Bookpile 8: From here to there

Bookpile is short posts on Fridays about what I’m reading now and what I’m liking about it. This week, it’s the catalogue which accompanied Canada's 2003 entry at the Venice Biennale, Jana Sterbak's dog-based video work, From Here to There.

A black book on a concrete background. The book has a map motif, and in orange displays the name "Jana Sterbak."

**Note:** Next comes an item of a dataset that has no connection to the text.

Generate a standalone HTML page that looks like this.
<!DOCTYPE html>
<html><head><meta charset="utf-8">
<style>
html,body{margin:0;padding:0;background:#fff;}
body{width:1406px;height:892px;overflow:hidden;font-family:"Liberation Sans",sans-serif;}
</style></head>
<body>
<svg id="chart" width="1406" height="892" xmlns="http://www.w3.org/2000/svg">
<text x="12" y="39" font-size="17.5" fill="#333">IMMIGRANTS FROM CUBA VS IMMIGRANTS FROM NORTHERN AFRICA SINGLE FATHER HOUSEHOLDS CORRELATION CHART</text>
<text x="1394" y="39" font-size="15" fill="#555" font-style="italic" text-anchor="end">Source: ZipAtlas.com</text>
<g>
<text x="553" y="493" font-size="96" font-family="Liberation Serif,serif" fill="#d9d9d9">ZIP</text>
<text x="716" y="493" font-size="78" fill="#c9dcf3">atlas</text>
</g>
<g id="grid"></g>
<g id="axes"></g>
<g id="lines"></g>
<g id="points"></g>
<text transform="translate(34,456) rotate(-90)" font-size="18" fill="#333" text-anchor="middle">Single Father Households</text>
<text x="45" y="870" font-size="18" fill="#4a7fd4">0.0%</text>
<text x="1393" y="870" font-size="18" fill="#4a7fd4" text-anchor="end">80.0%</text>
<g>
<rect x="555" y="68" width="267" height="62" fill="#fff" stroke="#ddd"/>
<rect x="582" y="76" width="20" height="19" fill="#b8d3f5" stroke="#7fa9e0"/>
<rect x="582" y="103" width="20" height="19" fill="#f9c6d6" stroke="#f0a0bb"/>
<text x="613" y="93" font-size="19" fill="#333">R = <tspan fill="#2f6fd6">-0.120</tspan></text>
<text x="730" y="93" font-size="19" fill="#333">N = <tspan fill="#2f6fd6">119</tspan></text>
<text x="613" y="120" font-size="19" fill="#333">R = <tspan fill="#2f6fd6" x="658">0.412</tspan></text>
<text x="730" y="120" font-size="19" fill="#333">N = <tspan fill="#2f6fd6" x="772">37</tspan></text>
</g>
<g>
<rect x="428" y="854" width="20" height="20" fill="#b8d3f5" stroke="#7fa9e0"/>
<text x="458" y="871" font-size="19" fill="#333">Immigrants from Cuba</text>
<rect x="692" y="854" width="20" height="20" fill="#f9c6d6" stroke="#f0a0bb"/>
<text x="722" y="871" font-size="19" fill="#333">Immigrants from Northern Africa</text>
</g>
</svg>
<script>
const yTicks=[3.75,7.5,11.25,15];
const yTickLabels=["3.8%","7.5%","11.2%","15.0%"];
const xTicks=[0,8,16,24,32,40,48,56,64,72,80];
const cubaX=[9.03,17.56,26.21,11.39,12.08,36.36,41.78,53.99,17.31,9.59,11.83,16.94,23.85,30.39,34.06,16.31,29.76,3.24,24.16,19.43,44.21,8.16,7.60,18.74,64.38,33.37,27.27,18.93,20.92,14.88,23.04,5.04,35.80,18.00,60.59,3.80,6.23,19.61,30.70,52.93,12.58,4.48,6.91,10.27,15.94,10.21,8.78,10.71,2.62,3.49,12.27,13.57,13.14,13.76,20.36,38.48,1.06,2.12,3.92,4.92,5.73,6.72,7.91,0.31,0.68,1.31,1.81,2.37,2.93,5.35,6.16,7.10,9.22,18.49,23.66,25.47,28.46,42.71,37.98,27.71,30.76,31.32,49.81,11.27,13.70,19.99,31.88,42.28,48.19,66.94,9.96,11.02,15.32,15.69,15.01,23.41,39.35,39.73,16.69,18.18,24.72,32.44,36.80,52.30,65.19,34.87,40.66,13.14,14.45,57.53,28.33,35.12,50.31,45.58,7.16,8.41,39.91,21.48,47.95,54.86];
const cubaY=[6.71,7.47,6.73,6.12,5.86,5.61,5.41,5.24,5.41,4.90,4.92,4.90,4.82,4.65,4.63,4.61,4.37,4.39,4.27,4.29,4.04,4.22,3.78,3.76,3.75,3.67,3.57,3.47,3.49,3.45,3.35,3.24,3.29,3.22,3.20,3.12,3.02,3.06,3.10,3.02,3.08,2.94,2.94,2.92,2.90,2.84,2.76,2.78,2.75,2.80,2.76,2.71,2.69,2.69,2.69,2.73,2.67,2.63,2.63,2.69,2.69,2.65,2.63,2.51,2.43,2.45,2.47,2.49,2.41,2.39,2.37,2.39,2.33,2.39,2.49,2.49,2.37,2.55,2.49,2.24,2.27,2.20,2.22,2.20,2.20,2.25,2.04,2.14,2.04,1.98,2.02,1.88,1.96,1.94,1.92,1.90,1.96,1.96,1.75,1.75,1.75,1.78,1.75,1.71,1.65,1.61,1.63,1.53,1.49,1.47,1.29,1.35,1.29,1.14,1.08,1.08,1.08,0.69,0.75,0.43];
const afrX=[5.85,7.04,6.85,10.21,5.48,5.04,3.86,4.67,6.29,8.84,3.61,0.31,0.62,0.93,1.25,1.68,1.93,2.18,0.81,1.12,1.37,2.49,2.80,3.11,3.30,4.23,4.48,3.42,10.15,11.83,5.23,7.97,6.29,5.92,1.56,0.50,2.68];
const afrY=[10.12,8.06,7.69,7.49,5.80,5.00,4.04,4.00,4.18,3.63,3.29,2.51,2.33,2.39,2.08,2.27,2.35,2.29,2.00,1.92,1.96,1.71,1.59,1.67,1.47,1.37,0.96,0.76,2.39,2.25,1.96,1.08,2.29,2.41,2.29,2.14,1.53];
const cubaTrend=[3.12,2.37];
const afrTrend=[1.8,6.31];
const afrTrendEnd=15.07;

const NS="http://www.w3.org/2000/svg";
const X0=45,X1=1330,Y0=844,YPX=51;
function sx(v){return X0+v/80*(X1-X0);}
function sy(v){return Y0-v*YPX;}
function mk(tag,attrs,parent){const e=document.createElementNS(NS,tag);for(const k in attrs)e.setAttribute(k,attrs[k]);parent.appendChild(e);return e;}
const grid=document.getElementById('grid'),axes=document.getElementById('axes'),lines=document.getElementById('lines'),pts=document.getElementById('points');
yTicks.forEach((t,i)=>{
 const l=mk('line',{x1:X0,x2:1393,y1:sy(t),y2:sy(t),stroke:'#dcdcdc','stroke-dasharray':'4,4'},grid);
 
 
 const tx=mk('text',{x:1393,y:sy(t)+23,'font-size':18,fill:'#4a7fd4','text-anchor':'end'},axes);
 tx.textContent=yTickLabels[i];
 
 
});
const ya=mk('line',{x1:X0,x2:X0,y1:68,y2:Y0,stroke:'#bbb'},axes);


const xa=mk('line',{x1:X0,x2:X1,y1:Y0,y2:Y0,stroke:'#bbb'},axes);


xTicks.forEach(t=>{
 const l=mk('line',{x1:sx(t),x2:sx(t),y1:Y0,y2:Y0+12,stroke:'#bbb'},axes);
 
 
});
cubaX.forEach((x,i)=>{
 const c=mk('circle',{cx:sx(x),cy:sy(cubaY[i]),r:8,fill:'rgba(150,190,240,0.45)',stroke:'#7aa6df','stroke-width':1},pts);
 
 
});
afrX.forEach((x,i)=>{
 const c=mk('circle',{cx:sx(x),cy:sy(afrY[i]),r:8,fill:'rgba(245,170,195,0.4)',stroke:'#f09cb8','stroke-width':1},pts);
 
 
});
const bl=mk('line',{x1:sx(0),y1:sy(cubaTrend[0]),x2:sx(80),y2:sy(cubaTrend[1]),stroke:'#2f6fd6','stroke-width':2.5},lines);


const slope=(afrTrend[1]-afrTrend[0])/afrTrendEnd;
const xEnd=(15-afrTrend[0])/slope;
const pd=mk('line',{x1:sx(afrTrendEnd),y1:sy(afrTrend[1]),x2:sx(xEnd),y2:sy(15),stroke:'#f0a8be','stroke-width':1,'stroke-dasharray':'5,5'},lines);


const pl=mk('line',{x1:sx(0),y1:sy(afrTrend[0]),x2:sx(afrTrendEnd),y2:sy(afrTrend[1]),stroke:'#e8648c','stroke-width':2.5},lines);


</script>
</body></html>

From Here to There is the name of both the catalogue of a work, and the work itself. The work itself was a piece of video art which represented Canada at the Venice Biennale in 2003. The catalogue is a smallish, black hardcover book with a few texts, some images, and some blurry video stills, the whole assemblage repeated three times, first in French, then English, then Italian. The video installation was a work by Czech-born, Canadian artist Jana Sterbak, whose work I first encountered in the enormous and mandatory contemporary art course taken by every first-year student in the Faculty of Fine Arts at Montreal's Concordia University, or at least that was the case circa 2005 when I landed in that lecture hall. And thank goodness I did, or when would I have been introduced to Sterbak's work? Eventually, likely, given her fame, but how wonderful to discover her at such an impressionable and formative moment. Sterbak is perhaps more famous for her dress made of flank steaks, circa 1987, one of her many engagements with themes of body and time.

But From Here to There is different. While Sterbak uses video and technology in other works, the bodily experience in this particular piece is not that of a human, but of a dog. The short video clips shown in Venice for the Biennale, and the images reproduced in the catalogue, were taken by means of a miniature camera worn on the head of a terrier puppy. Today, that's pretty prosaic. Tiny cameras are everywhere. At the beginning of the 2000s, there was something profoundly exciting about being able to see the world from the viewpoint of a dog. The essays in the book place From Here to There into the context of both Sterbak's previous work, and into the context of technical innovation in filmmaking. The stills offer a slightly uncanny view of the world, mapping not what the dog is seeing, but, as John W. Locke argues in his essay, an idea of the movements and attention span of Stanley, the terrier puppy. As Locke writes, "[c]ollecting images with a Jack Russell terrier does not have a John Cage level of randomness, but it is somewhat like having a jazz improvisation group" (p. 101).

From Here to There is viewable on digital loan at archive.org, with the use of an account.